═══ Given data

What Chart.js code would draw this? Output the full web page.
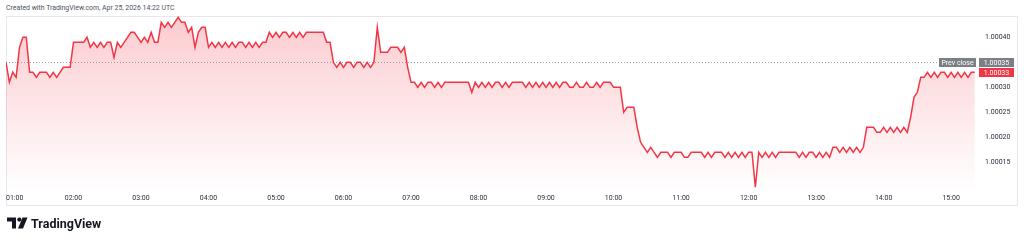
<!DOCTYPE html>
<html>
<head>
<meta charset="utf-8">
<script src="https://cdn.jsdelivr.net/npm/chart.js@4.4.1/dist/chart.umd.min.js"></script>
<style>
  html, body { margin: 0; padding: 0; background: #fff; width: 1024px; height: 242px; overflow: hidden; }
  #wrap { position: relative; width: 1024px; height: 242px; }
  #chart { position: absolute; left: 0; top: 0; }
  .header { position: absolute; left: 6px; top: 4px; font: 6.9px Roboto, sans-serif; color: #4c525e; white-space: nowrap; }
  .footer { position: absolute; left: 7px; top: 216px; height: 14px; display: flex; align-items: center; gap: 3px;
            font: bold 12.5px Roboto, sans-serif; color: #131722; }
</style>
</head>
<body>
<div id="wrap">
  <div class="header">Created with TradingView.com, Apr 25, 2026 14:22 UTC</div>
  <canvas id="chart" width="1024" height="242"></canvas>
  <div class="footer">
    <svg width="21" height="12" viewBox="0 0 21 12">
      <path d="M0 0.5 H9 V11.5 H5 V4.5 H0 Z" fill="#131722"/>
      <circle cx="12.3" cy="2.6" r="2.1" fill="#131722"/>
      <path d="M15.5 0.5 H20.5 L16 11.5 H11 Z" fill="#131722"/>
    </svg>
    <span>TradingView</span>
  </div>
</div>
<script>
// session starts 01:00, one close every 3 minutes
const startMinute = 0;
const stepMinutes = 3;

// closes
const closes = [
  1.00035, 1.00031, 1.00033, 1.00032, 1.00038, 1.00040, 1.00040, 1.00033, 1.00033, 1.00032,
  1.00033, 1.00033, 1.00033, 1.00032, 1.00033, 1.00032, 1.00033, 1.00034, 1.00034, 1.00034,
  1.00039, 1.00039, 1.00039, 1.00039, 1.00040, 1.00038, 1.00039, 1.00038, 1.00039, 1.00038,
  1.00039, 1.00039, 1.00036, 1.00039, 1.00038, 1.00039, 1.00040, 1.00041, 1.00041, 1.00040,
  1.00039, 1.00040, 1.00039, 1.00041, 1.00039, 1.00039, 1.00043, 1.00042, 1.00043, 1.00042,
  1.00043, 1.00044, 1.00043, 1.00043, 1.00041, 1.00042, 1.00038, 1.00041, 1.00042, 1.00042,
  1.00038, 1.00039, 1.00038, 1.00039, 1.00038, 1.00039, 1.00038, 1.00039, 1.00038, 1.00039,
  1.00039, 1.00038, 1.00039, 1.00038, 1.00039, 1.00038, 1.00039, 1.00039, 1.00041, 1.00040,
  1.00041, 1.00040, 1.00041, 1.00041, 1.00040, 1.00041, 1.00040, 1.00041, 1.00040, 1.00041,
  1.00041, 1.00041, 1.00041, 1.00041, 1.00041, 1.00039, 1.00039, 1.00035, 1.00034, 1.00035,
  1.00034, 1.00035, 1.00035, 1.00034, 1.00035, 1.00035, 1.00034, 1.00035, 1.00034, 1.00035,
  1.00042, 1.00037, 1.00037, 1.00037, 1.00038, 1.00038, 1.00038, 1.00037, 1.00038, 1.00034,
  1.00031, 1.00031, 1.00030, 1.00031, 1.00030, 1.00031, 1.00031, 1.00030, 1.00031, 1.00030,
  1.00031, 1.00031, 1.00031, 1.00031, 1.00031, 1.00031, 1.00031, 1.00031, 1.00029, 1.00031,
  1.00030, 1.00031, 1.00030, 1.00031, 1.00030, 1.00031, 1.00031, 1.00030, 1.00031, 1.00030,
  1.00031, 1.00031, 1.00031, 1.00031, 1.00030, 1.00031, 1.00030, 1.00031, 1.00030, 1.00031,
  1.00030, 1.00031, 1.00030, 1.00031, 1.00030, 1.00031, 1.00031, 1.00030, 1.00030, 1.00031,
  1.00030, 1.00030, 1.00031, 1.00030, 1.00030, 1.00031, 1.00030, 1.00031, 1.00031, 1.00031,
  1.00030, 1.00030, 1.00030, 1.00025, 1.00026, 1.00026, 1.00026, 1.00022, 1.00019, 1.00018,
  1.00017, 1.00018, 1.00017, 1.00016, 1.00017, 1.00017, 1.00017, 1.00016, 1.00017, 1.00017,
  1.00017, 1.00016, 1.00016, 1.00017, 1.00017, 1.00017, 1.00017, 1.00016, 1.00017, 1.00016,
  1.00017, 1.00017, 1.00017, 1.00016, 1.00017, 1.00016, 1.00017, 1.00016, 1.00017, 1.00016,
  1.00017, 1.00017, 1.00010, 1.00017, 1.00016, 1.00017, 1.00016, 1.00017, 1.00016, 1.00017,
  1.00017, 1.00017, 1.00017, 1.00017, 1.00017, 1.00016, 1.00017, 1.00016, 1.00017, 1.00017,
  1.00016, 1.00017, 1.00016, 1.00017, 1.00016, 1.00018, 1.00018, 1.00017, 1.00018, 1.00017,
  1.00018, 1.00017, 1.00018, 1.00017, 1.00018, 1.00022, 1.00022, 1.00022, 1.00021, 1.00021,
  1.00022, 1.00021, 1.00022, 1.00021, 1.00022, 1.00021, 1.00022, 1.00021, 1.00024, 1.00028,
  1.00029, 1.00032, 1.00032, 1.00033, 1.00032, 1.00033, 1.00032, 1.00033, 1.00033, 1.00032,
  1.00033, 1.00032, 1.00033, 1.00032, 1.00033, 1.00032, 1.00033, 1.00033
];

const prevClose = 1.00035;

const hourTicks = [0, 60, 120, 180, 240, 300, 360, 420, 480, 540, 600, 660, 720, 780, 840];
const hourLabels = ["01:00", "02:00", "03:00", "04:00", "05:00", "06:00", "07:00", "08:00",
  "09:00", "10:00", "11:00", "12:00", "13:00", "14:00", "15:00"];
const priceTicks = [1.00015, 1.00020, 1.00025, 1.00030, 1.00035, 1.00040];

const xMax = 863;
const yMin = 1.0000946;
const yMax = 1.0004426;

const red = "rgb(242,54,69)";
const axisFont = { family: "Roboto, sans-serif", size: 7 };
const textColor = "#2a2e39";

const points = closes.map((v, i) => ({ x: startMinute + i * stepMinutes, y: v }));

function areaGradient(context) {
  const { ctx, chartArea } = context.chart;
  if (!chartArea) return undefined;
  const g = ctx.createLinearGradient(0, chartArea.top, 0, chartArea.bottom);
  g.addColorStop(0, "rgba(242,54,69,0.26)");
  g.addColorStop(1, "rgba(242,54,69,0.0)");
  return g;
}

function labelBox(ctx, text, x, yMid, w, bg) {
  ctx.fillStyle = bg;
  ctx.fillRect(x, Math.round(yMid - 4.5), w, 9);
  ctx.fillStyle = "#fff";
  ctx.font = "7px Roboto, sans-serif";
  ctx.textAlign = "center";
  ctx.textBaseline = "middle";
  ctx.fillText(text, x + w / 2, yMid + 0.5);
}

const overlay = {
  id: "overlay",
  beforeDraw(chart) {
    const ctx = chart.ctx;
    ctx.save();
    ctx.strokeStyle = "#e6e8ee";
    ctx.lineWidth = 1;
    ctx.strokeRect(6.5, 16.5, 1011, 189);
    ctx.restore();
  },
  beforeDatasetsDraw(chart) {
    const { ctx, chartArea } = chart;
    const y = Math.round(chart.scales.y.getPixelForValue(prevClose)) + 0.5;
    ctx.save();
    ctx.strokeStyle = "#9ea2ab";
    ctx.lineWidth = 1;
    ctx.setLineDash([1, 2]);
    ctx.beginPath();
    ctx.moveTo(chartArea.left, y);
    ctx.lineTo(chartArea.right, y);
    ctx.stroke();
    ctx.restore();
  },
  afterDraw(chart) {
    const { ctx, chartArea } = chart;
    const ys = chart.scales.y;
    const last = closes[closes.length - 1];
    const yPrev = ys.getPixelForValue(prevClose);
    const yLast = ys.getPixelForValue(last);
    ctx.save();
    labelBox(ctx, "Prev close", chartArea.right - 38, yPrev, 37, "#7d7f86");
    labelBox(ctx, prevClose.toFixed(5), chartArea.right + 2, yPrev, 35, "#7d7f86");
    labelBox(ctx, last.toFixed(5), chartArea.right + 2, Math.max(yLast, yPrev + 10), 35, red);
    ctx.restore();
  }
};

new Chart(document.getElementById("chart"), {
  type: "line",
  data: {
    datasets: [{
      data: points,
      borderColor: red,
      borderWidth: 1.5,
      pointRadius: 0,
      tension: 0,
      fill: "start",
      backgroundColor: areaGradient
    }]
  },
  options: {
    responsive: false,
    animation: false,
    devicePixelRatio: 1,
    layout: { padding: { left: 6, top: 16, right: 6, bottom: 36 } },
    plugins: { legend: { display: false }, tooltip: { enabled: false } },
    scales: {
      x: {
        type: "linear",
        min: 0,
        max: xMax,
        afterBuildTicks: (s) => {
          s.ticks = hourTicks.map((v) => ({ value: v })).concat([{ value: xMax }]);
        },
        afterFit: (s) => { s.height = 16; },
        grid: { display: false, drawTicks: false },
        border: { display: false },
        ticks: {
          align: "inner",
          autoSkip: false,
          maxRotation: 0,
          padding: 4,
          font: axisFont,
          color: textColor,
          callback: (v) => {
            const i = hourTicks.indexOf(v);
            return i >= 0 ? hourLabels[i] : "";
          }
        }
      },
      y: {
        position: "right",
        min: yMin,
        max: yMax,
        afterBuildTicks: (s) => { s.ticks = priceTicks.map((v) => ({ value: v })); },
        afterFit: (s) => { s.width = 41; },
        grid: { display: false, drawTicks: false },
        border: { display: false },
        ticks: {
          padding: 8,
          font: axisFont,
          color: textColor,
          callback: (v) => v.toFixed(5)
        }
      }
    }
  },
  plugins: [overlay]
});
</script>
</body>
</html>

══════

Exactly as written, please give again the lines from the beginning of the listing through the line containing "const stepMinutes = 3;", inclusive, without any pictures.

What Chart.js code would draw this? Output the full web page.
<!DOCTYPE html>
<html>
<head>
<meta charset="utf-8">
<script src="https://cdn.jsdelivr.net/npm/chart.js@4.4.1/dist/chart.umd.min.js"></script>
<style>
  html, body { margin: 0; padding: 0; background: #fff; width: 1024px; height: 242px; overflow: hidden; }
  #wrap { position: relative; width: 1024px; height: 242px; }
  #chart { position: absolute; left: 0; top: 0; }
  .header { position: absolute; left: 6px; top: 4px; font: 6.9px Roboto, sans-serif; color: #4c525e; white-space: nowrap; }
  .footer { position: absolute; left: 7px; top: 216px; height: 14px; display: flex; align-items: center; gap: 3px;
            font: bold 12.5px Roboto, sans-serif; color: #131722; }
</style>
</head>
<body>
<div id="wrap">
  <div class="header">Created with TradingView.com, Apr 25, 2026 14:22 UTC</div>
  <canvas id="chart" width="1024" height="242"></canvas>
  <div class="footer">
    <svg width="21" height="12" viewBox="0 0 21 12">
      <path d="M0 0.5 H9 V11.5 H5 V4.5 H0 Z" fill="#131722"/>
      <circle cx="12.3" cy="2.6" r="2.1" fill="#131722"/>
      <path d="M15.5 0.5 H20.5 L16 11.5 H11 Z" fill="#131722"/>
    </svg>
    <span>TradingView</span>
  </div>
</div>
<script>
// session starts 01:00, one close every 3 minutes
const startMinute = 0;
const stepMinutes = 3;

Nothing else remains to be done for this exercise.